* start *
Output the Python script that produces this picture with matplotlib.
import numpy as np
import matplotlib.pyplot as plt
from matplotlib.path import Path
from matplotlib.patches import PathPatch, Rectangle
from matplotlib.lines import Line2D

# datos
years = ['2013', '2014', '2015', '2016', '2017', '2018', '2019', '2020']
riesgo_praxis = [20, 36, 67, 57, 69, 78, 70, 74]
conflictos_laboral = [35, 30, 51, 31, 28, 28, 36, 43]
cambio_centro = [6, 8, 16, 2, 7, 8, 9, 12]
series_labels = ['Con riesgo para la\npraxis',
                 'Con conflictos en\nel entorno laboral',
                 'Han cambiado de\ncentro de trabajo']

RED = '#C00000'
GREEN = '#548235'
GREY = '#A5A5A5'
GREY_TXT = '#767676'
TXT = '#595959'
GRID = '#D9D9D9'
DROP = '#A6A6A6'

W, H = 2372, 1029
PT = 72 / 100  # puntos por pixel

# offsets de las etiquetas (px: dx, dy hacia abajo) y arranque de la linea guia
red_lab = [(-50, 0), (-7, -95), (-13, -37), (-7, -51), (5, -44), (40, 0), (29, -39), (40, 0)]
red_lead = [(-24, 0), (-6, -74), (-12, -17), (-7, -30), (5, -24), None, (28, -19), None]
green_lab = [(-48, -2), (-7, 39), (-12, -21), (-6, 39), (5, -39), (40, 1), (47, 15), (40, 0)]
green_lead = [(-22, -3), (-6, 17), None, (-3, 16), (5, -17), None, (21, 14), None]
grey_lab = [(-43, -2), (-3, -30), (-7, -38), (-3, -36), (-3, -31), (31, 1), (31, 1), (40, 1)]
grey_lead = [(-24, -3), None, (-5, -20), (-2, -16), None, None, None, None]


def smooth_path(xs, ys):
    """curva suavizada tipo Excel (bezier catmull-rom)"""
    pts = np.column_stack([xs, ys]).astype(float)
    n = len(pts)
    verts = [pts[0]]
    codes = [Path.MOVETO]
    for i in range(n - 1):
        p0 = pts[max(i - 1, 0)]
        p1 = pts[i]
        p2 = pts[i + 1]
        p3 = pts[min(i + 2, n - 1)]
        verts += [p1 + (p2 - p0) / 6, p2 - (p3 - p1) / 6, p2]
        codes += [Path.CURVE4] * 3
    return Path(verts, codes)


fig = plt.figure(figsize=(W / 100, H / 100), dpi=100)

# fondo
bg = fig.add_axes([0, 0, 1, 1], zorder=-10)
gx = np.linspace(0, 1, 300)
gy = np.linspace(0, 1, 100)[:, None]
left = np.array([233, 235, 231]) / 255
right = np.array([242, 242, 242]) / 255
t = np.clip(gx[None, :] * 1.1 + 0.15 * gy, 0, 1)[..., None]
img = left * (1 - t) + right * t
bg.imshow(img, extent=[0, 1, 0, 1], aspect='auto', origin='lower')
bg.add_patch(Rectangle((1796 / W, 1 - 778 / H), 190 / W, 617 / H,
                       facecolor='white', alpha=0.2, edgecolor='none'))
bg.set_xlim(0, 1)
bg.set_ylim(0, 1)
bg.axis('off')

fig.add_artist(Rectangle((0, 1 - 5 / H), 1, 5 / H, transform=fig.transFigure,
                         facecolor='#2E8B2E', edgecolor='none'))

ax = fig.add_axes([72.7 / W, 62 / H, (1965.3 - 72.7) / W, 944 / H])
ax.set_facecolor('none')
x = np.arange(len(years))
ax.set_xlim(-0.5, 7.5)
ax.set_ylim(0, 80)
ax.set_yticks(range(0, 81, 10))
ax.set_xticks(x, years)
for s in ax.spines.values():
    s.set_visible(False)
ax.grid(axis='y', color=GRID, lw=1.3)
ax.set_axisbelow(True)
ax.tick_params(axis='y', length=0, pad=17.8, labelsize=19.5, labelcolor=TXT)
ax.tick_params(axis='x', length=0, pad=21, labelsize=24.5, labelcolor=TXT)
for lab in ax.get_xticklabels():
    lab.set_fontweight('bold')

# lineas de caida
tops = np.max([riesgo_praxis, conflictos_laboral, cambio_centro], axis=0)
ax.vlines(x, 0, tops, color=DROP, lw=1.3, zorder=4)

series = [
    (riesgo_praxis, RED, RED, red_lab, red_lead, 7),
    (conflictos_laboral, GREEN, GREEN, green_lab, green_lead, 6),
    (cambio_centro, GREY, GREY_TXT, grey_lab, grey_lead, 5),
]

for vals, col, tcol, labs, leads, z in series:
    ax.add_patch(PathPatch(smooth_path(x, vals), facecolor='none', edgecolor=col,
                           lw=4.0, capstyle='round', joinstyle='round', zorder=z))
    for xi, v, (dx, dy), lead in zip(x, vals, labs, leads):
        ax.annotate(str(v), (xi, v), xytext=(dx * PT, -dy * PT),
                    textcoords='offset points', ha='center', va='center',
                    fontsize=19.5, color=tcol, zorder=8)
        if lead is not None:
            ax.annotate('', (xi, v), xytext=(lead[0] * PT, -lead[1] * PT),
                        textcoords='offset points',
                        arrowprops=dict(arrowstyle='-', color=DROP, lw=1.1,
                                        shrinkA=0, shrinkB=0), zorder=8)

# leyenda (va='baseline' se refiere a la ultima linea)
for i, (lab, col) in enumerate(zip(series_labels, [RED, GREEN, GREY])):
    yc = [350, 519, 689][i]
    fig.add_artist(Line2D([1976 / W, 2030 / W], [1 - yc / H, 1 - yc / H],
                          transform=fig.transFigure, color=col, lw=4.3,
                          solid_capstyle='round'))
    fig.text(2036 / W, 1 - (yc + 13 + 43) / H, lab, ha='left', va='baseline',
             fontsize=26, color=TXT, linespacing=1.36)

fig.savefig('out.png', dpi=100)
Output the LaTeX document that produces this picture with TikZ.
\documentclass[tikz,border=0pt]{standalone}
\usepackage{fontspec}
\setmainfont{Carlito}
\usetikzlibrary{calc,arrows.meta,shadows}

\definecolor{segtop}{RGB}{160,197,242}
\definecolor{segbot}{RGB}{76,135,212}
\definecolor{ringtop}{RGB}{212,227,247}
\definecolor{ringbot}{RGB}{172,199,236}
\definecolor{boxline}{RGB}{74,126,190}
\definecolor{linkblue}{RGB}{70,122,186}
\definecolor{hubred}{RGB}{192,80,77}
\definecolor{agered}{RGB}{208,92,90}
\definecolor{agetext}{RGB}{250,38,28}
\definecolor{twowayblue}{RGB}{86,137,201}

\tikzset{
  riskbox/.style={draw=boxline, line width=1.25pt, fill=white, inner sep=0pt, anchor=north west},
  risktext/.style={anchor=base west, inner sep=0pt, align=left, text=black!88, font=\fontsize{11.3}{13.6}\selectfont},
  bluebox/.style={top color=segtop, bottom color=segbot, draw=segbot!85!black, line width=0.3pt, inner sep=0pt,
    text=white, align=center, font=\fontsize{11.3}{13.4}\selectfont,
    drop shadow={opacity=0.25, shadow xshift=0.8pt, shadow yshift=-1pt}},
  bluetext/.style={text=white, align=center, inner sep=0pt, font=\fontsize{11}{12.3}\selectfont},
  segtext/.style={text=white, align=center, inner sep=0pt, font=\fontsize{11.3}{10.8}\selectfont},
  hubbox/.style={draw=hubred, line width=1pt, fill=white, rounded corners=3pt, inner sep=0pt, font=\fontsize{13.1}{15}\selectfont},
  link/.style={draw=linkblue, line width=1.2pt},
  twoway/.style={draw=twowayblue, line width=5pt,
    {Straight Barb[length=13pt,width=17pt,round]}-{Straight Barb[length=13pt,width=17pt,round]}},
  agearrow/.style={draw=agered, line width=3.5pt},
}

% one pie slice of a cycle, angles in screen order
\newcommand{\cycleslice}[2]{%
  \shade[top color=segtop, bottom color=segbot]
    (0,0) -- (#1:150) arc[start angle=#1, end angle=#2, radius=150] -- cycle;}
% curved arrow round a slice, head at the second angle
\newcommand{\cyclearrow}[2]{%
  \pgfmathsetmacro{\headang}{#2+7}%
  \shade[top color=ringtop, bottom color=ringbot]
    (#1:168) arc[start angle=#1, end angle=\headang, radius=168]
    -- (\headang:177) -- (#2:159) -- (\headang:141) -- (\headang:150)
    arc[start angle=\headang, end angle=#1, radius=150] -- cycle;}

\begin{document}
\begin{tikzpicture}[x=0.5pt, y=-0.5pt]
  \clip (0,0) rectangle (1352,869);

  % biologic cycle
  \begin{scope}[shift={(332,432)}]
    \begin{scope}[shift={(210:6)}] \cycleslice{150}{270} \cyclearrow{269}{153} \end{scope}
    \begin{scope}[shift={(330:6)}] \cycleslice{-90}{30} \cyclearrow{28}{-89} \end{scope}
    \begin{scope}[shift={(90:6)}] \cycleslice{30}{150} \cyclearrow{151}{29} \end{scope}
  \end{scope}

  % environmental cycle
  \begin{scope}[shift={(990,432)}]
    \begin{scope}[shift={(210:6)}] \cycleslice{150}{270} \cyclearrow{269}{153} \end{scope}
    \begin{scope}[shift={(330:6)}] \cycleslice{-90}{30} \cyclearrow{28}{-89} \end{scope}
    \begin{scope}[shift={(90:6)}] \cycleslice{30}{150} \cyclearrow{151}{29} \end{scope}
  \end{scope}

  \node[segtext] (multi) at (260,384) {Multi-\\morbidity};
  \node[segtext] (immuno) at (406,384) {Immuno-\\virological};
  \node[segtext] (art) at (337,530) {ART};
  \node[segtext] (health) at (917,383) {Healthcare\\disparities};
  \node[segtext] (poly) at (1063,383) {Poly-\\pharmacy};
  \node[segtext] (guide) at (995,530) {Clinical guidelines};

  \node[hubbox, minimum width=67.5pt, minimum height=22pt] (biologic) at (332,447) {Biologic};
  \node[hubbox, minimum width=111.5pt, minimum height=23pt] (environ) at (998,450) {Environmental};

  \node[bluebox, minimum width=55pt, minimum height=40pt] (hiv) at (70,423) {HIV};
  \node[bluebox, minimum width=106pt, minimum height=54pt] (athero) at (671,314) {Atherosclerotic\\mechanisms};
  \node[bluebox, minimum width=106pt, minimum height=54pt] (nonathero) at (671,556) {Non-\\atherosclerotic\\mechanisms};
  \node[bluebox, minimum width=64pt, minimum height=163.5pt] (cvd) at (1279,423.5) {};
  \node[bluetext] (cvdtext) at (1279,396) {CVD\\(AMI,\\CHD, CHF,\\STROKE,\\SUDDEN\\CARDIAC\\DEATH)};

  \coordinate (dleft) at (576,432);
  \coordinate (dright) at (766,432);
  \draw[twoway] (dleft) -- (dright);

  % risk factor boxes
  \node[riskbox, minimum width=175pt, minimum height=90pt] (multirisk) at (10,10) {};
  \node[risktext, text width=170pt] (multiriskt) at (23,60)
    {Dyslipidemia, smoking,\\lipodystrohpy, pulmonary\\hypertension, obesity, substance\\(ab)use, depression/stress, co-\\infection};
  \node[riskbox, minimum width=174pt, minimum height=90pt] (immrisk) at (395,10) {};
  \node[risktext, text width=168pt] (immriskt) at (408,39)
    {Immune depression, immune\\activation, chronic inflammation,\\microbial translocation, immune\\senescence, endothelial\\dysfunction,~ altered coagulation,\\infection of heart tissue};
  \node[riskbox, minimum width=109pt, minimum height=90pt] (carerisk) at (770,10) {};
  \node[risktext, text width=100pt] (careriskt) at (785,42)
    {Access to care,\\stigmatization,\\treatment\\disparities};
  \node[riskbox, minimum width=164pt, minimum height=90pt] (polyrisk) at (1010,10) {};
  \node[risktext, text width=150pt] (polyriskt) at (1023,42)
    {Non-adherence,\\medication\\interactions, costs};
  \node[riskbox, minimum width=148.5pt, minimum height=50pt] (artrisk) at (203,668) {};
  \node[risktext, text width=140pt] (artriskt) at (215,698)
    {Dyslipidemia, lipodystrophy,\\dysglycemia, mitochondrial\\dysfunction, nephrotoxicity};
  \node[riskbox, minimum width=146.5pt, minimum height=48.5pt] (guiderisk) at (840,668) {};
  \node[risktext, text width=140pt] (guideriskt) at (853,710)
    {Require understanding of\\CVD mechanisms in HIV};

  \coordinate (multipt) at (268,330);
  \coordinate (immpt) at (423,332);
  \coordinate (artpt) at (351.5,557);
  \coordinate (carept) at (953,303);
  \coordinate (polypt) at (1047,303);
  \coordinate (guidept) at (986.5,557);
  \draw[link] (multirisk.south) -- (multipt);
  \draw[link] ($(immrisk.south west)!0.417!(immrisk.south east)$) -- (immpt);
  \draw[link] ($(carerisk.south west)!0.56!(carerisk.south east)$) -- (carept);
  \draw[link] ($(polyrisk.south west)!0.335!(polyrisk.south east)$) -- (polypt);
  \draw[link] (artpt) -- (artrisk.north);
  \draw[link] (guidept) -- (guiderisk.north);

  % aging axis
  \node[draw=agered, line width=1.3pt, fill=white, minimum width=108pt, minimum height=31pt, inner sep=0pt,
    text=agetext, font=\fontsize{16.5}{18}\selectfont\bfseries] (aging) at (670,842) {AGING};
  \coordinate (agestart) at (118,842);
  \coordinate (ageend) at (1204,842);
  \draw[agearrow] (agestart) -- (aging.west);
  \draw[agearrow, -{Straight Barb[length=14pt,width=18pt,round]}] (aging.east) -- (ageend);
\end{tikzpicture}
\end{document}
* end *
_Exercise instructions_. What is needed is an exact copy of the lines from the start of the listing through the line where "None, None, None]" sits, please, both end lines included and nothing more.

_The result_.
Output the Python script that produces this picture with matplotlib.
import numpy as np
import matplotlib.pyplot as plt
from matplotlib.path import Path
from matplotlib.patches import PathPatch, Rectangle
from matplotlib.lines import Line2D

# datos
years = ['2013', '2014', '2015', '2016', '2017', '2018', '2019', '2020']
riesgo_praxis = [20, 36, 67, 57, 69, 78, 70, 74]
conflictos_laboral = [35, 30, 51, 31, 28, 28, 36, 43]
cambio_centro = [6, 8, 16, 2, 7, 8, 9, 12]
series_labels = ['Con riesgo para la\npraxis',
                 'Con conflictos en\nel entorno laboral',
                 'Han cambiado de\ncentro de trabajo']

RED = '#C00000'
GREEN = '#548235'
GREY = '#A5A5A5'
GREY_TXT = '#767676'
TXT = '#595959'
GRID = '#D9D9D9'
DROP = '#A6A6A6'

W, H = 2372, 1029
PT = 72 / 100  # puntos por pixel

# offsets de las etiquetas (px: dx, dy hacia abajo) y arranque de la linea guia
red_lab = [(-50, 0), (-7, -95), (-13, -37), (-7, -51), (5, -44), (40, 0), (29, -39), (40, 0)]
red_lead = [(-24, 0), (-6, -74), (-12, -17), (-7, -30), (5, -24), None, (28, -19), None]
green_lab = [(-48, -2), (-7, 39), (-12, -21), (-6, 39), (5, -39), (40, 1), (47, 15), (40, 0)]
green_lead = [(-22, -3), (-6, 17), None, (-3, 16), (5, -17), None, (21, 14), None]
grey_lab = [(-43, -2), (-3, -30), (-7, -38), (-3, -36), (-3, -31), (31, 1), (31, 1), (40, 1)]
grey_lead = [(-24, -3), None, (-5, -20), (-2, -16), None, None, None, None]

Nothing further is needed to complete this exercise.